My kids are at the age now where they roll their eyes at "let's go look at flowers." Teenagers, you know how it is — they'd rather stay home than walk around a park with their parents. But I've been quietly saving the Hampyeong Butterfly Festival as my secret weapon for when they were younger, and writing this post made me a little nostalgic that I never actually pulled the trigger. Of all the festivals on this list, this might be the one I regret skipping the most.
Here's what hooked me while researching this one: Hampyeong wasn't always a destination. It was, by most honest accounts, a sleepy rural county with no famous temple, no national treasure, no signature dish people traveled for. And in less than three decades, it turned butterflies — actual live insects — into one of Korea's most profitable regional festivals. That's not a small thing in a country where festival tourism is brutally competitive.
Table of Contents
- How a County With Nothing Became Korea's Butterfly Capital
- 2026 Dates and Festival Theme
- What's Actually There — Beyond Just Butterflies
- Ticket Prices and the Coupon System
- Getting There by KTX (Yes, the Train Actually Stops Here)
- The Golden Bat Story Nobody Expects
- Insider's Insight: Why This One's Different From Boryeong
- FAQ
How a County With Nothing Became Korea's Butterfly Capital
In 1999, Hampyeong had just finished a river cleanup project along the Hampyeong Stream and was left with open land and no clear plan. Local officials first considered a canola flower festival, but that idea was already crowded — other regions were doing flower festivals, and standing out would be hard. Someone floated butterflies instead, since the area's eco-friendly image fit the theme, and the county committed to it despite real internal resistance from residents and officials who thought the idea was strange.

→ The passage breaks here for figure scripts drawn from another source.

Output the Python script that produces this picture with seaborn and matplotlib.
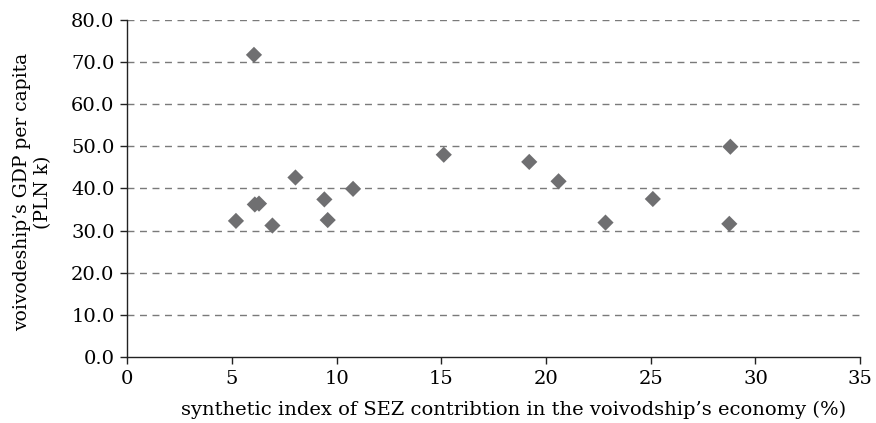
import pandas as pd
import matplotlib
matplotlib.use('Agg')
import matplotlib.pyplot as plt
import seaborn as sns

# udział SEZ (%) i PKB per capita (tys. PLN) dla województw
sez_index = [5.2, 6.06, 6.1, 6.3, 6.94, 8.04, 9.42, 9.58, 10.79, 15.12,
             19.2, 20.6, 22.84, 25.1, 28.8, 28.75]
gdp_per_capita = [32.3, 71.7, 36.2, 36.4, 31.2, 42.6, 37.4, 32.5, 39.9, 48.0,
                  46.3, 41.7, 31.9, 37.5, 49.9, 31.6]

df = pd.DataFrame({'sez': sez_index, 'gdp': gdp_per_capita})

sns.set_style("white")
plt.rcParams['font.family'] = ['DejaVu Serif']

fig = plt.figure(figsize=(8.76, 4.23), dpi=100)
ax = fig.add_axes([0.145, 0.156, 0.837, 0.797])

sns.scatterplot(x='sez', y='gdp', data=df, marker='D', s=68,
                color='#6f6f71', edgecolor='none', ax=ax, zorder=3)

ax.set_xlim(0, 35)
ax.set_ylim(0, 80)
ax.set_xticks(range(0, 36, 5))
ax.set_yticks(range(0, 81, 10))
ax.set_yticklabels([f'{v:.1f}' for v in range(0, 81, 10)])

for v in range(10, 81, 10):
    ax.axhline(v, color='#7a7a7a', lw=1, ls=(0, (5, 4)), zorder=1)

for s in ['top', 'right']:
    ax.spines[s].set_visible(False)
for s in ['left', 'bottom']:
    ax.spines[s].set_color('#222222')
    ax.spines[s].set_linewidth(1)

ax.tick_params(axis='both', direction='out', length=5, width=1,
               color='#222222', labelcolor='black', labelsize=14, pad=4,
               left=True, bottom=True)

ax.set_xlabel('synthetic index of SEZ contribtion in the voivodship\u2019s economy (%)',
              fontsize=14, color='black')
ax.xaxis.set_label_coords(0.527, -0.13, transform=ax.transAxes)
ax.set_ylabel('voivodeship\u2019s GDP per capita\n(PLN k)', fontsize=13.5,
              linespacing=1.25, color='black')
ax.yaxis.set_label_coords(-0.102, 0.49, transform=ax.transAxes)

fig.savefig('out.png', dpi=100)
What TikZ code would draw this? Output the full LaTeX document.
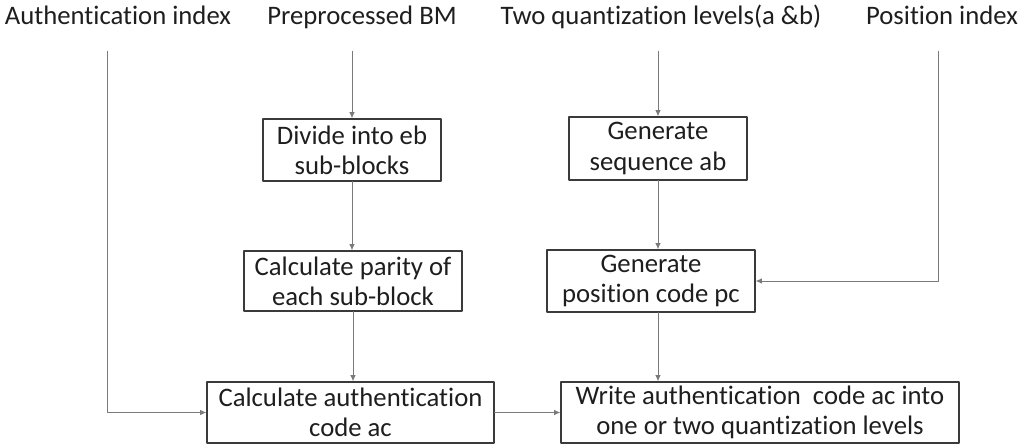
\documentclass[tikz,border=0pt]{standalone}
\usepackage{fontspec}
\setmainfont{Carlito}[Ligatures=NoCommon]
\usetikzlibrary{arrows.meta}
\definecolor{txtcol}{HTML}{1E1E1E}
\definecolor{boxcol}{HTML}{3A3A3A}
\definecolor{wirecol}{HTML}{7A7A7A}
\begin{document}
\begin{tikzpicture}[line cap=round, line join=round, font=\fontsize{19}{21.5}\selectfont, text=txtcol, >={Latex[length=4.5pt,width=4pt]}]
	\tikzset{box/.style={draw=boxcol, line width=0.9pt, align=center, inner sep=0pt},
		inlabel/.style={anchor=base, inner xsep=0pt, inner ysep=18.5pt, text depth=0pt},
		wire/.style={->, draw=wirecol, line width=0.7pt}}
	\useasboundingbox (0,0) rectangle (25.6,11.15);
	% inputs along the top
	\node[inlabel] (auth) at (2.95,10.525) {Authentication index};
	\node[inlabel] (prep) at (9.05,10.525) {Preprocessed BM};
	\node[inlabel] (quant) at (16.525,10.525) {Two quantization levels(a \&b)};
	\node[inlabel] (pos) at (23.55,10.525) {Position index};
	% left column
	\node[box, minimum width=4.45cm, minimum height=1.55cm] (divide) at (8.8,7.4) {Divide into eb\\sub-blocks};
	\node[box, minimum width=5.45cm, minimum height=1.5cm] (parity) at (8.825,4.125) {Calculate parity of\\each sub-block};
	\node[box, minimum width=7.175cm, minimum height=1.525cm] (calcac) at (8.7625,0.8375) {Calculate authentication\\code ac};
	% right column
	\node[box, minimum width=4.45cm, minimum height=1.575cm] (genseq) at (16.45,7.4375) {Generate\\sequence ab};
	\node[box, minimum width=5.2cm, minimum height=1.55cm] (genpc) at (16.275,4.125) {Generate\\position code pc};
	\node[box, minimum width=9.95cm, minimum height=1.525cm] (write) at (19.0,0.8375) {Write authentication\ \ code ac into\\one or two quantization levels};
	% connectors
	\draw[wire] ([xshift=-0.275cm]auth.south) |- (calcac.west);
	\draw[wire] (prep.south -| divide.north) -- (divide.north);
	\draw[wire] (divide.south) -- (divide.south |- parity.north);
	\draw[wire] (parity.south) -- (parity.south |- calcac.north);
	\draw[wire] (quant.south -| genseq.north) -- (genseq.north);
	\draw[wire] (genseq.south) -- (genseq.south |- genpc.north);
	\draw[wire] ([xshift=-0.1cm]pos.south) |- (genpc.east);
	\draw[wire] (genseq.south |- genpc.south) -- (genseq.south |- write.north);
	\draw[wire] (calcac.east) -- (write.west);
\end{tikzpicture}
\end{document}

That stubborn bet paid off in a way almost nobody predicted. Hampyeong now artificially hatches roughly 200,000 butterflies every festival season, supplying butterflies and insect specimens to other regional events and even publishers nationwide. The festival has grown into one of the rare profit-generating regional festivals in Korea, where county population swells by something like 30 times its normal size during the event window.
2026 Dates and Festival Theme
The 28th Hampyeong Butterfly Festival runs April 24 (Friday) through May 5 (Tuesday), 2026 — 12 days at Hampyeong Expo Park in Hampyeong-eup, Jeollanam-do, under the theme "Dreaming Butterfly, Beginning Journey." Operating hours run 09:00 to 18:00 daily, with last entry at 17:30.
Timing this around Children's Day (May 5) isn't an accident — the closing days deliberately target families, and that date alone tends to be the most crowded of the entire run. If you want a quieter visit, weekday mornings in the first week are the better bet.
What's Actually There — Beyond Just Butterflies
The festival features 17 butterfly species and roughly 200,000 individual butterflies, alongside eight insect species like rhinoceros beetles, set against over 500,000 spring flowers across 30-plus varieties including marigolds and sweet peas. The signature moment is the butterfly release event, held two to four times daily, where visitors open small boxes and watch dozens of butterflies lift off into the flower fields at once.
Beyond that, there's a butterfly costume experience, keychain-making and wire-ring crafting booths, a butterfly ecology center with global insect specimens, and Nabit Park — a newly opened education-focused play zone built specifically for younger kids. The festival also runs a performance lineup that's grown noticeably bigger this year: a singalong show featuring Pinkfong and Baby Shark, a Butterfly Fantasia parade, a dance crew competition, and evening concerts from bands like Buhwal on May 1st.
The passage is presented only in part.